Last Saturday morning, I asked this informal group of poets to jot down what they liked about the Bards. "Being with The Bards is better than water boarding," Irene Koronas wrote. "Saturday at the bards allows me to go unmedicated for the morning," another Bard commented. And another, "Love it--love it. It's the only place I can come and not be mugged."
Athena Pappas wrote a poem on the spot: "that moody cepheid/ clears the window/ for the bagel bards/unaware of my pulse." For those of you, like me, who didn't know: a cepheid is a star that has used up its main supply of hydrogen fuel, is unstable and pulsates.
Sometimes a poet will read a finished poem--we are not a workshop--or bring his or her recently published book, but mostly we talk and laugh.
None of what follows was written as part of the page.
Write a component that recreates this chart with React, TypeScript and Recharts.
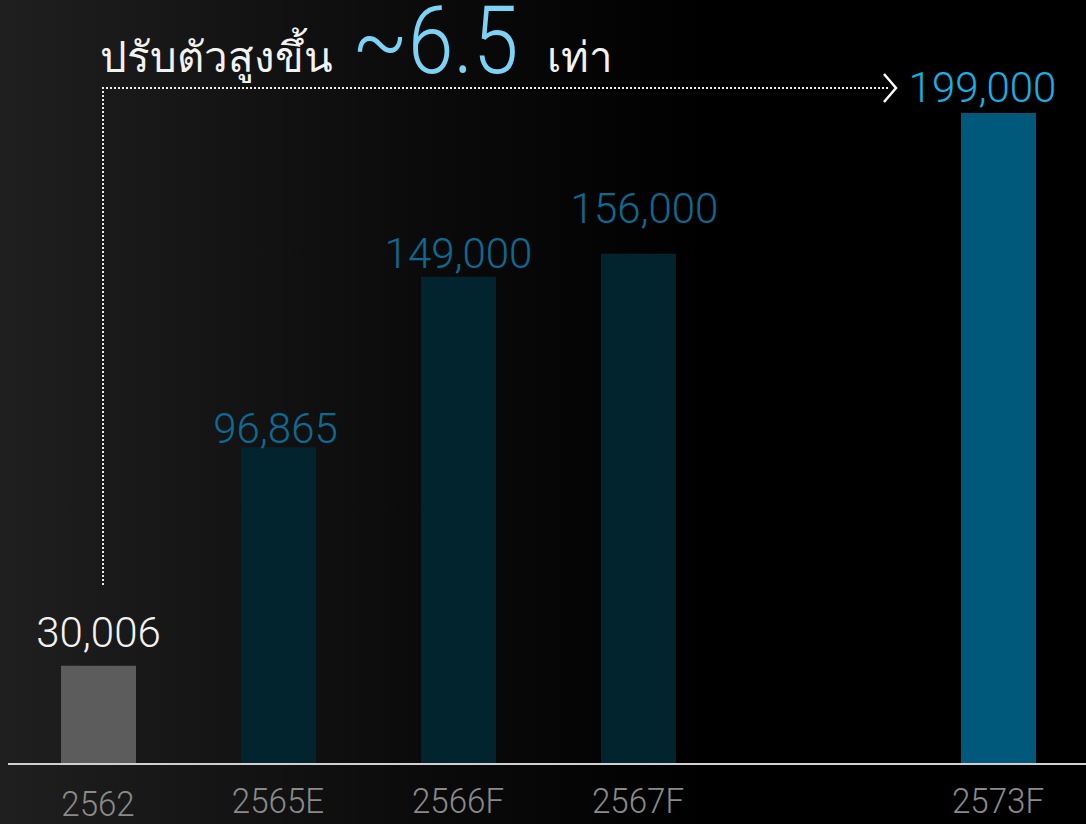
import { BarChart, Bar, XAxis, YAxis, Cell, LabelList } from "recharts";

const years = ["2562", "2565E", "2566F", "2567F", " ", "2573F"];
const volumes = [30006, 96865, 149000, 156000, null, 199000];
const barColors = ["#5c5c5c", "#01242f", "#01242f", "#01242f", "#000000", "#00587a"];
const labelColors = ["#f2f2f2", "#0d6a92", "#0d6a92", "#0d6a92", "#000000", "#16b1e6"];
// lift above bar top (px) and sideways nudge for each value label
const labelLift = [19, 4, 9, 31, 0, 11];
const labelShift = [0, -3, 0, 6, 0, -16];

const data = years.map((year, i) => ({ year, value: volumes[i] }));

const FONT = "Roboto, 'DejaVu Sans', sans-serif";

function ValueLabel(props: any) {
  const { x, y, width, value } = props;
  if (value == null) return null;
  // LabelList skips the empty slot, so look the entry up by its value
  const i = volumes.indexOf(Number(value));
  const cx = x + width / 2 + labelShift[i];
  const by = y - labelLift[i];
  return (
    <text
      x={cx}
      y={by}
      textAnchor="middle"
      fill={labelColors[i]}
      fontSize={42}
      fontWeight={300}
      fontFamily={FONT}
    >
      {Number(value).toLocaleString("en-US")}
    </text>
  );
}

function YearTick(props: any) {
  const { x, y, payload } = props;
  const drop = payload.value === "2562" ? 44 : 41;
  return (
    <text
      transform={`translate(${x},${y + drop}) scale(0.92,1)`}
      textAnchor="middle"
      fill="#8a8a8a"
      fontSize={36}
      fontWeight={300}
      fontFamily={FONT}
    >
      {payload.value.trim()}
    </text>
  );
}

export default function App() {
  return (
    <div
      style={{
        position: "absolute",
        left: 0,
        top: 0,
        width: 1086,
        height: 824,
        overflow: "hidden",
        background: "linear-gradient(90deg, #1f1f1f 0%, #0b0b0b 38%, #000 65%)",
      }}
    >
      <BarChart
        width={1088}
        height={824}
        data={data}
        margin={{ top: 13, right: 0, left: 8, bottom: 0 }}
        barCategoryGap={0}
      >
        <XAxis
          dataKey="year"
          height={60}
          axisLine={{ stroke: "#d0d0d0", strokeWidth: 2 }}
          tickLine={false}
          interval={0}
          tick={<YearTick />}
        />
        <YAxis hide domain={[0, 229600]} />
        <Bar dataKey="value" barSize={75} isAnimationActive={false}>
          {data.map((d, i) => (
            <Cell key={d.year + i} fill={barColors[i]} />
          ))}
          <LabelList dataKey="value" content={<ValueLabel />} />
        </Bar>
      </BarChart>
      <svg
        width={1086}
        height={824}
        style={{ position: "absolute", left: 0, top: 0, pointerEvents: "none" }}
      >
        <text x={100} y={72} fill="#f2f2f2" fontSize={42} fontWeight={300} fontFamily={FONT}>
          ปรับตัวสูงขึ้น
        </text>
        <text
          transform="translate(352,73) scale(0.87,1)"
          fill="#7dd3f5"
          fontSize={94}
          fontWeight={300}
          fontFamily={FONT}
        >
          ~6.5
        </text>
        <text x={547} y={72} fill="#f2f2f2" fontSize={42} fontWeight={300} fontFamily={FONT}>
          เท่า
        </text>
        <path
          d="M103 585 V88 H890"
          fill="none"
          stroke="#eeeeee"
          strokeWidth={2}
          strokeDasharray="2 2"
        />
        <path d="M884 74 L896 88 L884 102" fill="none" stroke="#ffffff" strokeWidth={2.5} />
      </svg>
    </div>
  );
}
Doug Holder, who with Harris Gardner founded the group in 2004, remembers past meetings: "I know we had the noted Clayton Eshleman visit us. His pants . . . looked for all the world like resplendent pajama bottoms." He also heard Hugh Fox hold forth on his "theories of Mayan Culture and Kaballah." Recently the poet and artist Irene Koronas told me about her 'course of study.' She reads the books that come to her by chance. Lately chance brought her a discarded carton of books by the Greek philosophers--did she pick them up out of the trash? She's reading Plato, and when done with a book, blocks out certain words with colors. I should have asked her, What colors, Irene? And how do you decide what words get the color treatment? Gloria Mindock will soon be traveling to Europe to read from her new collection of poems. She'll be spending time in Romania. Why Romania, Gloria?